| >assuming you have a perfect cryptographic hash function Except there is no such thing (not in the sense you need it) - it too would be a perfect source of randomness, and you're just pushing the problem down the road. As an example, NIST publication 800-90B recommends multiple randomness extractors, one of which is SHA. They recommend using twice the amount of entropy in as the entropy out to get random "enough" bits. Thus even SHA is not going to mix bits well enough as you want. (The things called perfect hash functions in the literature map N items into N slots with no collisions, which is not what is needed here).
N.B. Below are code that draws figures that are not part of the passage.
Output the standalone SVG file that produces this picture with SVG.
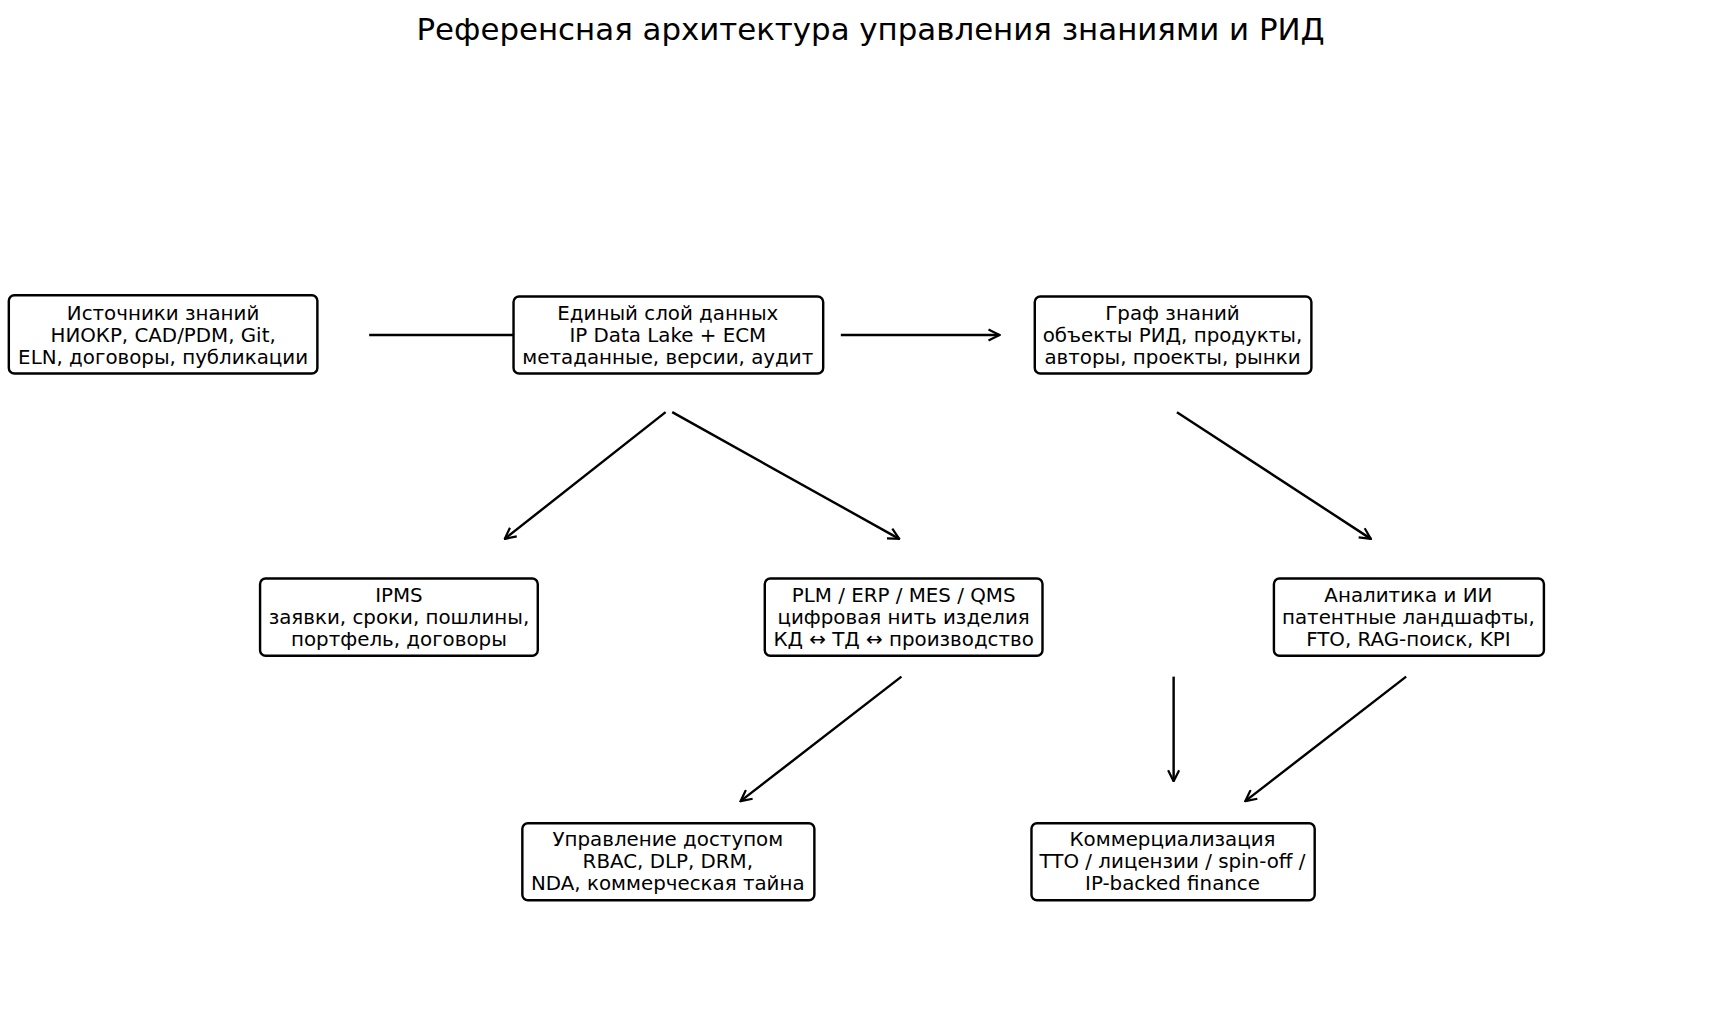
<svg xmlns="http://www.w3.org/2000/svg" width="1719" height="1023" viewBox="0 0 1719 1023">
<style>
.b{fill:#fff;stroke:#000;stroke-width:2.2}
.t{font-family:"DejaVu Sans",sans-serif;font-size:18px;text-anchor:middle;fill:#000}
.c{stroke:#000;stroke-width:2.2;fill:none;marker-end:url(#a)}
</style>
<defs><marker id="a" viewBox="0 0 12 12" refX="11" refY="6" markerWidth="12" markerHeight="12" markerUnits="userSpaceOnUse" orient="auto"><path d="M1,1 L11,6 L1,11" fill="none" stroke="#000" stroke-width="2"/></marker></defs>
<rect width="1719" height="1023" fill="#fff"/>
<g transform="scale(1.102)">
<text x="790" y="36" style="font-family:'DejaVu Sans',sans-serif;font-size:28px;text-anchor:middle">Референсная архитектура управления знаниями и РИД</text>
<g id="connectors">
<line class="c" x1="335" y1="304" x2="479" y2="304"/>
<line class="c" x1="763" y1="304" x2="907" y2="304"/>
<line class="c" x1="604" y1="374" x2="458" y2="489"/>
<line class="c" x1="610" y1="374" x2="816" y2="489"/>
<line class="c" x1="1068" y1="374" x2="1244" y2="489"/>
<line class="c" x1="818" y1="614" x2="672" y2="727"/>
<line class="c" x1="1065" y1="614" x2="1065" y2="709"/>
<line class="c" x1="1276" y1="614" x2="1130" y2="727"/>
</g>
<g id="n1"><rect class="b" x="8" y="268" width="280" height="71" rx="5"/><text class="t" x="148" y="290">Источники знаний</text><text class="t" x="148" y="310">НИОКР, CAD/PDM, Git,</text><text class="t" x="148" y="330">ELN, договоры, публикации</text></g>
<g id="n2"><rect class="b" x="466" y="269" width="281" height="70" rx="5"/><text class="t" x="606" y="290">Единый слой данных</text><text class="t" x="606" y="310">IP Data Lake + ECM</text><text class="t" x="606" y="330">метаданные, версии, аудит</text></g>
<g id="n3"><rect class="b" x="939" y="269" width="251" height="70" rx="5"/><text class="t" x="1064" y="290">Граф знаний</text><text class="t" x="1064" y="310">объекты РИД, продукты,</text><text class="t" x="1064" y="330">авторы, проекты, рынки</text></g>
<g id="n4"><rect class="b" x="236" y="525" width="252" height="70" rx="5"/><text class="t" x="362" y="546">IPMS</text><text class="t" x="362" y="566">заявки, сроки, пошлины,</text><text class="t" x="362" y="586">портфель, договоры</text></g>
<g id="n5"><rect class="b" x="694" y="525" width="252" height="70" rx="5"/><text class="t" x="820" y="546">PLM / ERP / MES / QMS</text><text class="t" x="820" y="566">цифровая нить изделия</text><text class="t" x="820" y="586">КД ↔ ТД ↔ производство</text></g>
<g id="n6"><rect class="b" x="1156" y="525" width="245" height="70" rx="5"/><text class="t" x="1278" y="546">Аналитика и ИИ</text><text class="t" x="1278" y="566">патентные ландшафты,</text><text class="t" x="1278" y="586">FTO, RAG-поиск, KPI</text></g>
<g id="n7"><rect class="b" x="474" y="747" width="265" height="70" rx="5"/><text class="t" x="606" y="768">Управление доступом</text><text class="t" x="606" y="788">RBAC, DLP, DRM,</text><text class="t" x="606" y="808">NDA, коммерческая тайна</text></g>
<g id="n8"><rect class="b" x="936" y="747" width="257" height="70" rx="5"/><text class="t" x="1064" y="768">Коммерциализация</text><text class="t" x="1064" y="788">TTO / лицензии / spin-off /</text><text class="t" x="1064" y="808">IP-backed finance</text></g>
</g>
</svg>
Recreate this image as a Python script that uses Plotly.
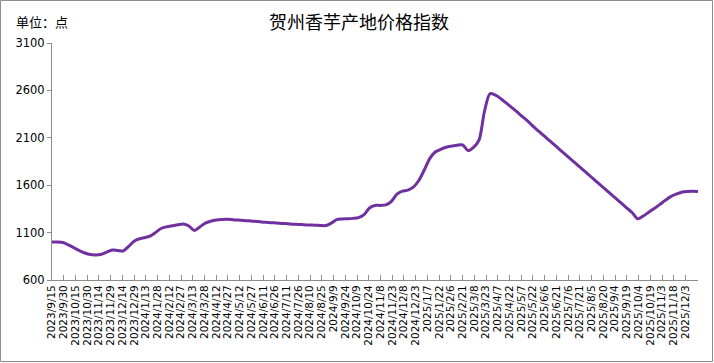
import pandas as pd
import plotly.graph_objects as go

# ---- data (weekly index readings, starting 2023-09-15) ----
start_date = "2023-09-15"
index_values = [
    1001, 1001, 995, 970, 940, 910, 885, 868, 864, 872,
    895, 917, 912, 906, 955, 1010, 1035, 1048, 1065, 1105,
    1146, 1162, 1172, 1182, 1190, 1170, 1122, 1160, 1200, 1220,
    1232, 1238, 1240, 1236, 1232, 1228, 1224, 1219, 1214, 1209,
    1205, 1201, 1197, 1193, 1189, 1186, 1183, 1180, 1178, 1176,
    1174, 1200, 1236, 1244, 1246, 1250, 1258, 1290, 1360, 1386,
    1387, 1392, 1430, 1505, 1537, 1548, 1580, 1650, 1760, 1880,
    1950, 1978, 2000, 2012, 2022, 2025, 1965, 2000, 2075, 2380,
    2565, 2550, 2512, 2465, 2418, 2370, 2320, 2270, 2215, 2165,
    2114, 2064, 2014, 1963, 1913, 1863, 1812, 1762, 1712, 1661,
    1611, 1561, 1510, 1460, 1410, 1359, 1309, 1245, 1275, 1315,
    1355, 1395, 1440, 1480, 1505, 1525, 1533, 1535, 1533,
]
dates = pd.date_range(start_date, periods=len(index_values), freq="7D")

tick_labels = [
    "2023/9/15", "2023/9/30", "2023/10/15", "2023/10/30", "2023/11/14", "2023/11/29",
    "2023/12/14", "2023/12/29", "2024/1/13", "2024/1/28", "2024/2/12", "2024/2/27",
    "2024/3/13", "2024/3/28", "2024/4/12", "2024/4/27", "2024/5/12", "2024/5/27",
    "2024/6/11", "2024/6/26", "2024/7/11", "2024/7/26", "2024/8/10", "2024/8/25",
    "2024/9/9", "2024/9/24", "2024/10/9", "2024/10/24", "2024/11/8", "2024/11/23",
    "2024/12/8", "2024/12/23", "2025/1/7", "2025/1/22", "2025/2/6", "2025/2/21",
    "2025/3/8", "2025/3/23", "2025/4/7", "2025/4/22", "2025/5/7", "2025/5/22",
    "2025/6/6", "2025/6/21", "2025/7/6", "2025/7/21", "2025/8/5", "2025/8/20",
    "2025/9/4", "2025/9/19", "2025/10/4", "2025/10/19", "2025/11/3", "2025/11/18",
    "2025/12/3",
]
tick_vals = [pd.Timestamp(s.replace("/", "-")) for s in tick_labels]

y_ticks = [600, 1100, 1600, 2100, 2600, 3100]

title_text = "贺州香芋产地价格指数"
unit_text = "单位：点"

# ---- figure ----
W, H = 714, 363
ml, mr, mt, mb = 52, 16, 43, 83
pw, ph = W - ml - mr, H - mt - mb

fig = go.Figure()
fig.add_trace(go.Scatter(
    x=dates, y=index_values, mode="lines",
    line=dict(color="#7030A0", width=3, shape="spline", smoothing=0.8),
    hoverinfo="x+y", showlegend=False,
))

axis_gray = "#8c8c8c"
fig.update_layout(
    width=W, height=H,
    margin=dict(l=ml, r=mr, t=mt, b=mb),
    paper_bgcolor="white", plot_bgcolor="white",
    font=dict(family="DejaVu Sans, Noto Sans CJK SC", color="#000000"),
    xaxis=dict(
        type="date",
        range=[dates[0], dates[-1]],
        tickmode="array", tickvals=tick_vals, ticktext=tick_labels,
        tickangle=-90, tickfont=dict(size=10.5, family="DejaVu Sans"),
        showgrid=False, zeroline=False,
        showline=True, linecolor=axis_gray, linewidth=1,
        ticks="inside", ticklen=5, tickcolor=axis_gray,
    ),
    yaxis=dict(
        range=[600, 3100], tickmode="array", tickvals=y_ticks,
        ticktext=[str(v) for v in y_ticks],
        tickfont=dict(size=11.5, family="DejaVu Sans"),
        showgrid=False, zeroline=False,
        showline=True, linecolor=axis_gray, linewidth=1,
        ticks="outside", ticklen=4, tickcolor=axis_gray,
    ),
    annotations=[
        dict(text=title_text, xref="paper", yref="paper",
             x=(359 - ml) / pw, y=1 + (mt - 21) / ph, xanchor="center", yanchor="middle",
             showarrow=False, font=dict(size=18, family="Noto Sans CJK SC", color="#000")),
        dict(text=unit_text, xref="paper", yref="paper",
             x=(14 - ml) / pw, y=1 + (mt - 21) / ph, xanchor="left", yanchor="middle",
             showarrow=False, font=dict(size=13, family="Noto Sans CJK SC", color="#000")),
    ],
    shapes=[
        dict(type="rect", xref="paper", yref="paper",
             x0=-(ml - 0.5) / pw, x1=1 + (mr - 1.5) / pw,
             y0=-(mb - 1.5) / ph, y1=1 + (mt - 0.5) / ph,
             line=dict(color="#8c8c8c", width=1), fillcolor="rgba(0,0,0,0)", layer="below"),
    ],
)

fig.write_html("out.html", config={"displayModeBar": False},
               post_script="document.body.style.margin='0';")
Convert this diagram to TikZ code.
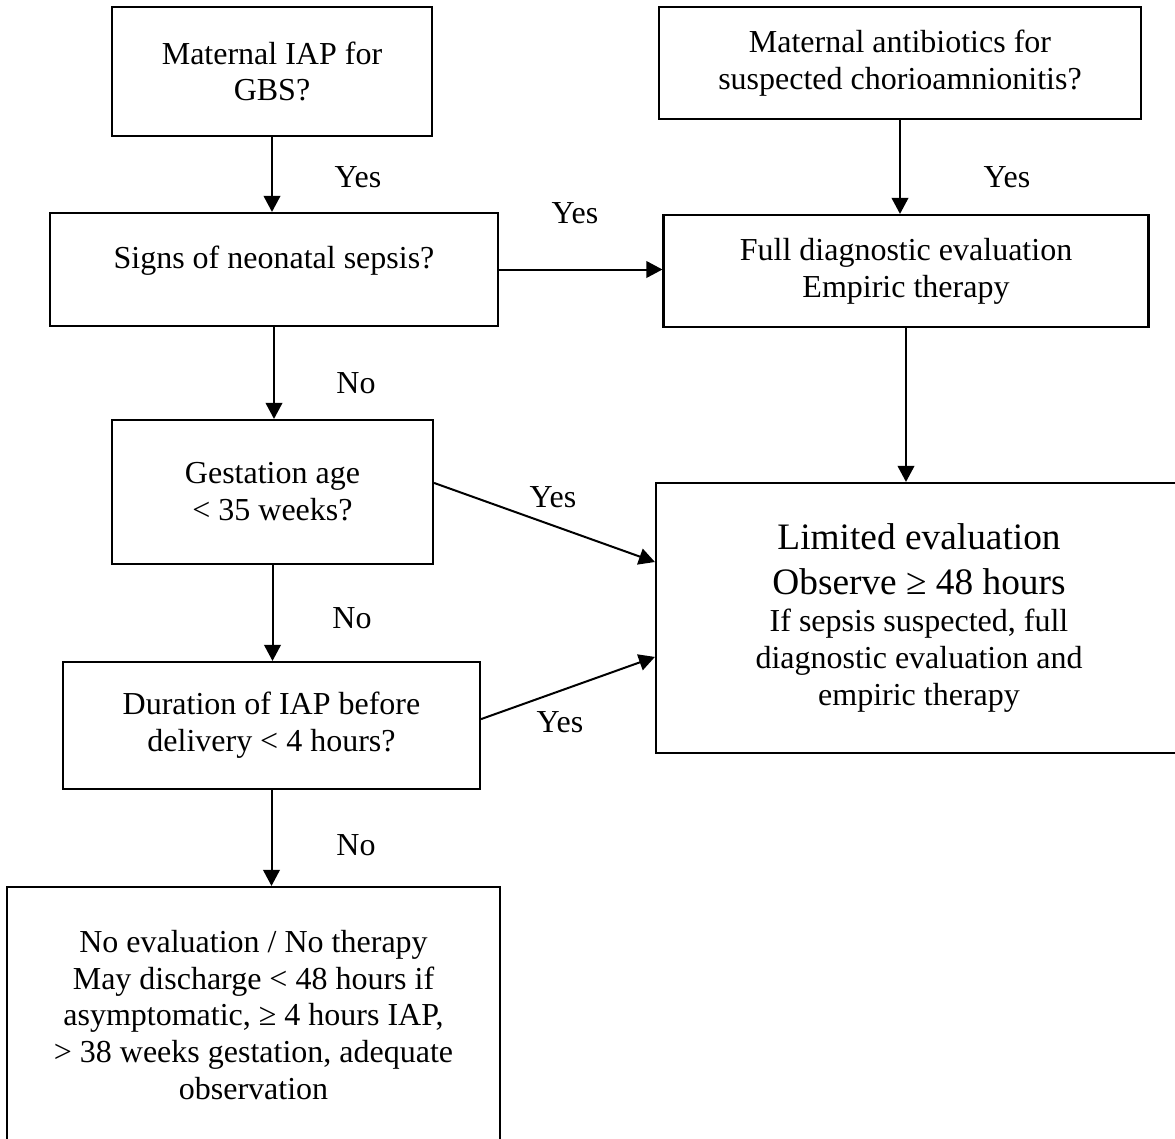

As a perhaps surprising counterexample to any simple solution, here [1] is a math paper with a proof that there can be no optimal algorithm that is best for all values of coin bias. Here's [2] a cool walkthough on some of the ideas in theory that have been investigated. [1] https://web.eecs.umich.edu/~qstout/abs/AnnProb84.html
[2] http://www.eecs.harvard.edu/~michaelm/coinflipext.pdf |
???
Okay, lets choose the simplest hash function of them all: a 1-bit XOR (resulting in a 1-bit "hash").
Lets say I flip the 75% biased coin 100 times, count heads as 1 and tails as 0. I XOR all the results together. What's the probability of XOR(all) == 1, and what's the probability that XOR(all) == 0?
You'll find that its quite close to 50/50, which is the limit to the amount of entropy you can pull from a 1-bit hash function.
---------
Now lets see for smaller values:
1 flip: 75% chance of 1, 25% of 0. Which is the limit of information so far.
2 flips: ... you know what? Imma write a program and get back to ya a bit later. I probably will edit my post.
------
2 flips: 62% chance of Parity0 3 flips: 43% chance of Parity0 4 flips: 53% chance of Parity0
Etc. etc. etc.
By 16 flips, its 49.9985% chance of Parity0, pretty close to unbiased. It gets pretty hard to distinguish this coin from an unbiased one.
--------
I'm not sure if you need a cryptographic hash actually. Its just that cryptographic hashes are close enough to random that its easier to use.
Now I'm curious if a CRC32 would efficiently extract 16-bits of entropy from biased coins. CRC32 is clearly not a cryptographic hash, but its pretty good as an "avalanche" due to the nature of GF-arithmetic.